OK, fine, the BBC is not fit for purpose. Let\’s sell it then, shall we?
I don’t understand the letter. Is it just me?
Nope.
Didn’t Vaughan Williams die in the late 50’s bout 1958?
What a bunch of idiots in the BBC.
Maybe someone had changed Wikipedia to report that he’d been involved in writing Don’t Stop Movin’.
This is Birt Speak like you see in Private Eye.
This is all a wind up, right?
Please tell me it is a wind up – my apoplexy level will go off the scale if I’m actually paying for some BBC F**kwit to actally have written that meaningless drivel.

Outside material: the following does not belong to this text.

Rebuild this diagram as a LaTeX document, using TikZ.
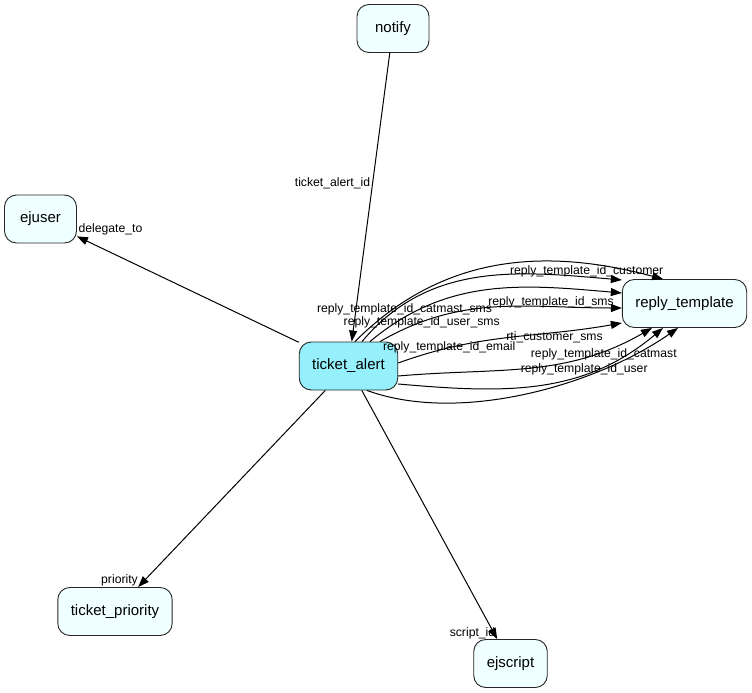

The BBC say they doubt the letter was ever written and can find no trace of it their end. Mr Palmer has not yet produced it for public scrutiny.
Ho hum diddley dum.
Plantman,
I doubt it’s a wind up, but I also doubt that someone at the BBC actually wrote THAT letter.
What someone at the BBC DID do is write a form with code to allow text to be inserted automatically, in this case “V Williams”.
It’s a mail merge.
Translate the letter into Italian or German and it could then be an opera libretto. Or is it an avant-garde tone poem in which only the sound of the words is important?